**Required work:** Reproduce nothing but the lines from the one with "Give me the Altair source for this chart." through the one with "import pandas as pd", exactly and with both ends. Omit pictures.

**Records for processing:**
>>>>

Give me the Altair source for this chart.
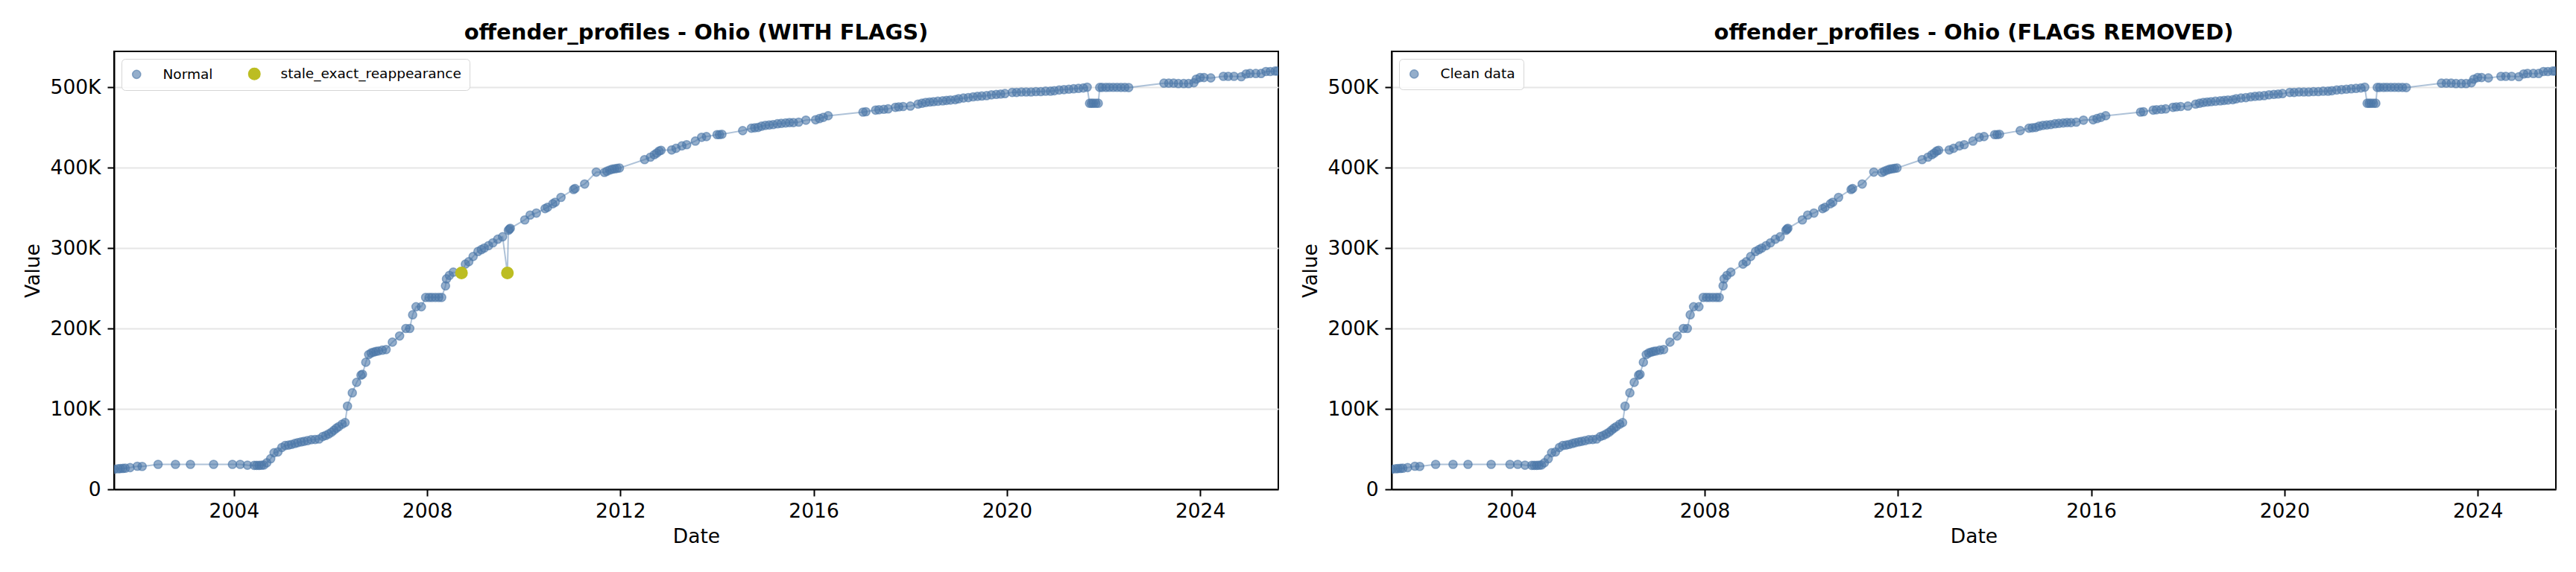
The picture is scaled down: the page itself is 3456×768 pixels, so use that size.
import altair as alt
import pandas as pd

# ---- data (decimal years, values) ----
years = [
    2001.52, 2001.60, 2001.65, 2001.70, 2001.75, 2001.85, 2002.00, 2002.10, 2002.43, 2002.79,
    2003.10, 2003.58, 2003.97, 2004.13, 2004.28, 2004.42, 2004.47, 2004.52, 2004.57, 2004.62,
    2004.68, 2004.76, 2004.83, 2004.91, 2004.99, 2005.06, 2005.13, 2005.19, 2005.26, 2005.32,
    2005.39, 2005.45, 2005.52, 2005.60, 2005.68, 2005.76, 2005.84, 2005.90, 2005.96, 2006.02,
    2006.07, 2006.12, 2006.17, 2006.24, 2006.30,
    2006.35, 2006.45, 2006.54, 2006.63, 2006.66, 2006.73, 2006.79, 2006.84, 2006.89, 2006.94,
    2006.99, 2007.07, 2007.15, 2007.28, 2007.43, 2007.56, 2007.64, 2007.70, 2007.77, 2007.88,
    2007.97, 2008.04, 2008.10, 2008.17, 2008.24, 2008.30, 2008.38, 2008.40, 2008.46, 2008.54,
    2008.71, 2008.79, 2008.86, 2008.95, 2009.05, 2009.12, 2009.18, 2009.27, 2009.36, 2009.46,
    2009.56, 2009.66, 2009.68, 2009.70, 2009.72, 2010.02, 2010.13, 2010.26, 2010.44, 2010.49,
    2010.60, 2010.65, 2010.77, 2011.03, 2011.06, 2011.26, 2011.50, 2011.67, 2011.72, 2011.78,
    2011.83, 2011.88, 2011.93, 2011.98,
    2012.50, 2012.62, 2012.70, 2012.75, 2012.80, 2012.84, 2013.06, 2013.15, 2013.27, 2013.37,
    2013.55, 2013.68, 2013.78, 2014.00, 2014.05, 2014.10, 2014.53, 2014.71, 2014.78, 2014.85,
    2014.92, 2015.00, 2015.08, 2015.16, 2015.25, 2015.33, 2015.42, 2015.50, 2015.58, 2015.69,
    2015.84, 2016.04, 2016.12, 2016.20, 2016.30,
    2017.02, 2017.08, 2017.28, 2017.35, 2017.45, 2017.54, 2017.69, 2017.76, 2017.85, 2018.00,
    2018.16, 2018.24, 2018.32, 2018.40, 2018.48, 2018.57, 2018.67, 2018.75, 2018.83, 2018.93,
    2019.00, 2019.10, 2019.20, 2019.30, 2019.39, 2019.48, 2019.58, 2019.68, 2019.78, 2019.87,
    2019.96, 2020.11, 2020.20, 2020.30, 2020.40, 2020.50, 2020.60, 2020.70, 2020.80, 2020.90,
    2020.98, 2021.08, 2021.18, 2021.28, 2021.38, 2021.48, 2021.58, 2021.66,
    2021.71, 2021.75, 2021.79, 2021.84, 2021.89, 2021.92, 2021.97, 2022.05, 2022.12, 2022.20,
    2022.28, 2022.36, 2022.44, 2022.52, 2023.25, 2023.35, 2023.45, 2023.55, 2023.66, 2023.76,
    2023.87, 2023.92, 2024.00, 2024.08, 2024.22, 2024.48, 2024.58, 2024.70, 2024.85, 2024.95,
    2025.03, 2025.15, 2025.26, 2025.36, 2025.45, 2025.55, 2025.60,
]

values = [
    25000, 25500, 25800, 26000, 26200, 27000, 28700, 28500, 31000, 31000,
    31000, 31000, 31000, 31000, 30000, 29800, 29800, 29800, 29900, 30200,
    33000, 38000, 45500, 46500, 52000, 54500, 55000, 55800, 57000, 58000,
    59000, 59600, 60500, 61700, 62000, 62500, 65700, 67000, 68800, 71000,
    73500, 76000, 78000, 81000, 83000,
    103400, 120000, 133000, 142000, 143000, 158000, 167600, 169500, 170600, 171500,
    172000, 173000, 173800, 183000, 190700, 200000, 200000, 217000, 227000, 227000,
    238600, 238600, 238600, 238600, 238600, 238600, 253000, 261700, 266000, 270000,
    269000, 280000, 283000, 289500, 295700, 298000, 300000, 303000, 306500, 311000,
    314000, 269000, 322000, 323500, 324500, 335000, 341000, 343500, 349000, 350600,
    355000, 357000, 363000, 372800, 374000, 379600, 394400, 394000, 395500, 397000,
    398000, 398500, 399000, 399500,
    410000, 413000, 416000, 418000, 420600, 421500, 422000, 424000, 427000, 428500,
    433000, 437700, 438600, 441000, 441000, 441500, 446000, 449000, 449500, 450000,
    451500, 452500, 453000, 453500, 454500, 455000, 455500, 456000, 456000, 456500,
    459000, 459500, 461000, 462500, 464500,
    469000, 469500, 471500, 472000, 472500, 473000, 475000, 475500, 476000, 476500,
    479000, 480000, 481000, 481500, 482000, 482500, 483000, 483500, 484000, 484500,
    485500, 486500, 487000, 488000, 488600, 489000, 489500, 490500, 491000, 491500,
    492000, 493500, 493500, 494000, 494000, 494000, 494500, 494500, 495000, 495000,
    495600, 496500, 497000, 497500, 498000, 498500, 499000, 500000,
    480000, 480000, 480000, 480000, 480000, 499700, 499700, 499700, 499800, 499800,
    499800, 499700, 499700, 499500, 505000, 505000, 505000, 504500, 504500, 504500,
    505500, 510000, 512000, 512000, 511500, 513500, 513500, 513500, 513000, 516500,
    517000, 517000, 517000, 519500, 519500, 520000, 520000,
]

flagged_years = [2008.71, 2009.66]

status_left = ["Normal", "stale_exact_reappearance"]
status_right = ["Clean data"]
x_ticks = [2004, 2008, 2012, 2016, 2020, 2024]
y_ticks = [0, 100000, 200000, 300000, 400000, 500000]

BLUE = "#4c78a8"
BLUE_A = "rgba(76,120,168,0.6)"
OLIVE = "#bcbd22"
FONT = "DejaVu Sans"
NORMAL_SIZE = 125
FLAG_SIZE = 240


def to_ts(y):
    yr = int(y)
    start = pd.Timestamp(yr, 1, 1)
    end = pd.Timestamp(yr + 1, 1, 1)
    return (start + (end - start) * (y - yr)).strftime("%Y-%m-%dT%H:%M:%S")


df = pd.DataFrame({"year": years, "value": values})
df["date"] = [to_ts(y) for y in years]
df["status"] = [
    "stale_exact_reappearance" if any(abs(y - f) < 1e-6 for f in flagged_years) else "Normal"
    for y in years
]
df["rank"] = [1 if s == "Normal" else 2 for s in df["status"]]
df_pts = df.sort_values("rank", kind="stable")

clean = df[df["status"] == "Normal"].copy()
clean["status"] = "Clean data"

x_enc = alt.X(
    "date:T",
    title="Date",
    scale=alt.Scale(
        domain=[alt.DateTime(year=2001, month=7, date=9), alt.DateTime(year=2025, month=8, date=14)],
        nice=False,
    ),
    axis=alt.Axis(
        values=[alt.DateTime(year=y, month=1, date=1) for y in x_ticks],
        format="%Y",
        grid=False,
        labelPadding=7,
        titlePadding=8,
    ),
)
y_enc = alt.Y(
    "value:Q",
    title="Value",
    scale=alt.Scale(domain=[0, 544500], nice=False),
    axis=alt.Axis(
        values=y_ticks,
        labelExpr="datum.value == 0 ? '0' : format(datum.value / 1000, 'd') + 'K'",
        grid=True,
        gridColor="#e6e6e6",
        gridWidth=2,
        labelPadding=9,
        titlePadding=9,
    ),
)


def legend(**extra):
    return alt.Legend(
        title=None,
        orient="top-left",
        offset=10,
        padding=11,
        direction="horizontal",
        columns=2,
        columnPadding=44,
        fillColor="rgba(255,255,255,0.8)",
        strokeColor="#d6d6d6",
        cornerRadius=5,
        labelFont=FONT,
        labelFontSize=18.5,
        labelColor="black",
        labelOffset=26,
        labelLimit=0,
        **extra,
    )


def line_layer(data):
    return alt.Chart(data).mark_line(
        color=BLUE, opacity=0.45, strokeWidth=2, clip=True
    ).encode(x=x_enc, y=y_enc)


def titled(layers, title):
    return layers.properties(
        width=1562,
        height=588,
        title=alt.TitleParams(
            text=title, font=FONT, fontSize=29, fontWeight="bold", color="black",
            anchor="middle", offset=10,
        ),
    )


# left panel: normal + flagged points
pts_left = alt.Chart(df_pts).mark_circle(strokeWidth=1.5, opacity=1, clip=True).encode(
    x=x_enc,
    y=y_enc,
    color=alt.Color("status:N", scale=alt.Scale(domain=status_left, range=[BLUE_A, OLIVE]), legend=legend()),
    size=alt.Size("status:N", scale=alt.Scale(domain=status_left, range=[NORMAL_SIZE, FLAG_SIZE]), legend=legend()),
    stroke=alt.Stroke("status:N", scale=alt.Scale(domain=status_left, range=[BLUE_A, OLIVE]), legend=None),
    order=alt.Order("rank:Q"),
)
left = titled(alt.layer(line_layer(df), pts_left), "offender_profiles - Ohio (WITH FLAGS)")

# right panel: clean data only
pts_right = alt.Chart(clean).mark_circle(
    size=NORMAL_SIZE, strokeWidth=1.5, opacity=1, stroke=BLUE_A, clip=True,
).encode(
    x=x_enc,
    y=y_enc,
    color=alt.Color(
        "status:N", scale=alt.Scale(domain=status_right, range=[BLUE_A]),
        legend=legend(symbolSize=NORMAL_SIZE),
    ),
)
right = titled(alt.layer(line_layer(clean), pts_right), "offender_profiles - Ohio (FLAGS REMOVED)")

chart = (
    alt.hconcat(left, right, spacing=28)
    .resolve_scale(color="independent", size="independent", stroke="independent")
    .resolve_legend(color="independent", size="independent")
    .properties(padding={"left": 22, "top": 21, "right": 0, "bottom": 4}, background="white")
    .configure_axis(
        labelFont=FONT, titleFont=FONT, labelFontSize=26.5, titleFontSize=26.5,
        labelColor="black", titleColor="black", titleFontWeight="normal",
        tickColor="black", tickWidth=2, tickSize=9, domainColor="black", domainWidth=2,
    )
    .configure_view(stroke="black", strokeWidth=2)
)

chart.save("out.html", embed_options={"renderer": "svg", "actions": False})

<<<<
>>>>

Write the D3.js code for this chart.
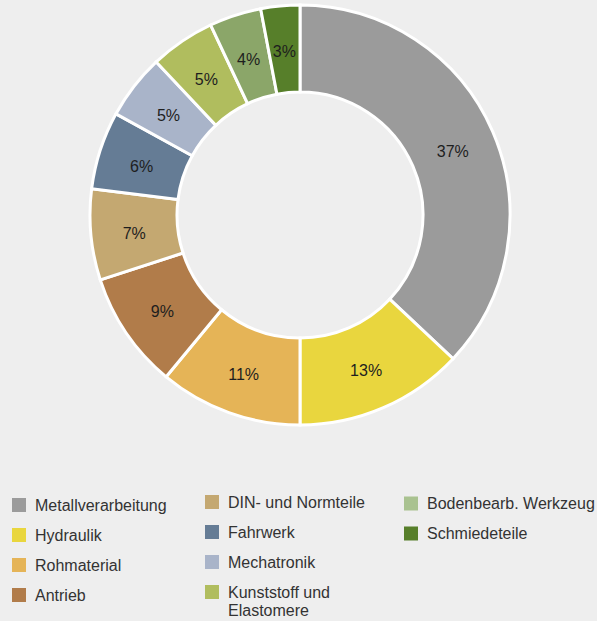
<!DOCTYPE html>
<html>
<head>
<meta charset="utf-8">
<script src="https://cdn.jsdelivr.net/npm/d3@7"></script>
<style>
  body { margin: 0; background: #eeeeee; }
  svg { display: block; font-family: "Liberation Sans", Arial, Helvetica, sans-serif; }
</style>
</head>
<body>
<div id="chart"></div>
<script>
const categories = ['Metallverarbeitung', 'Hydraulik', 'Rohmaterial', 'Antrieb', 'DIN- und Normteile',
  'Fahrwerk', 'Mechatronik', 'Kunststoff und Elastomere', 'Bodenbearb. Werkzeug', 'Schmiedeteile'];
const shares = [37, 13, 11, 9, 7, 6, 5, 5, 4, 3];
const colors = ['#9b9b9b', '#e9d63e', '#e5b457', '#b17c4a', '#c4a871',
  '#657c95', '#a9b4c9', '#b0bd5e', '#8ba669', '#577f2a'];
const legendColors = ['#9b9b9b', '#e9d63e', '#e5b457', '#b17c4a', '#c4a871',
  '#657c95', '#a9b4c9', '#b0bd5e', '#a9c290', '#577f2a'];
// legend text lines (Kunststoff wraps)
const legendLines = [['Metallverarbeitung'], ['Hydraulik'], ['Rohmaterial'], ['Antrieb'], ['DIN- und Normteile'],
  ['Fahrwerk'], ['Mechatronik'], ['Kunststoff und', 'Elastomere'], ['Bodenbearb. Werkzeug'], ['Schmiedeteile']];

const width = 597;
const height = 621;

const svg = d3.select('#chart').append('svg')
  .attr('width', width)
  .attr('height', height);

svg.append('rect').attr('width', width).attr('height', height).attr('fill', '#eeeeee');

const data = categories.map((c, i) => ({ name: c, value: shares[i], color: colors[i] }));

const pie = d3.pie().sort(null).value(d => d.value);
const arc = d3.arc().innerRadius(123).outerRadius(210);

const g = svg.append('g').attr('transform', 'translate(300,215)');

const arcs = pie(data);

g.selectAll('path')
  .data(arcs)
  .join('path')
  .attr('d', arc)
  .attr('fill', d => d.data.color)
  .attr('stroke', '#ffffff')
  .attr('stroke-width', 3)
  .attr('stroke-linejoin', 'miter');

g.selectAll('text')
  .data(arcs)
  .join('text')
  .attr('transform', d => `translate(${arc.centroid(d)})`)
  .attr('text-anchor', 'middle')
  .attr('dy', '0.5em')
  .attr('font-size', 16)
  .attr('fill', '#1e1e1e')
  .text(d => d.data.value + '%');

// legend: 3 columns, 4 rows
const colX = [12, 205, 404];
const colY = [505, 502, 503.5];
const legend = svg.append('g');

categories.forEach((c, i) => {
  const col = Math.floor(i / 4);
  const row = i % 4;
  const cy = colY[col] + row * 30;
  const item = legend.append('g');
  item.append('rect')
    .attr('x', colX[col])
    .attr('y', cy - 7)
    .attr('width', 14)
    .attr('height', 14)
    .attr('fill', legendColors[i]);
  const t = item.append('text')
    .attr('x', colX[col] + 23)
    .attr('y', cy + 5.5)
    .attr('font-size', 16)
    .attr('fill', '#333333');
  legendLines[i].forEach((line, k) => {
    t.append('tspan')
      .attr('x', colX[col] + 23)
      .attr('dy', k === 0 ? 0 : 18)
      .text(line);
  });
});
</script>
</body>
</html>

<<<<

**Response to the task:**
Give me the Altair source for this chart.
The picture is scaled down: the page itself is 3456×768 pixels, so use that size.
import altair as alt
import pandas as pd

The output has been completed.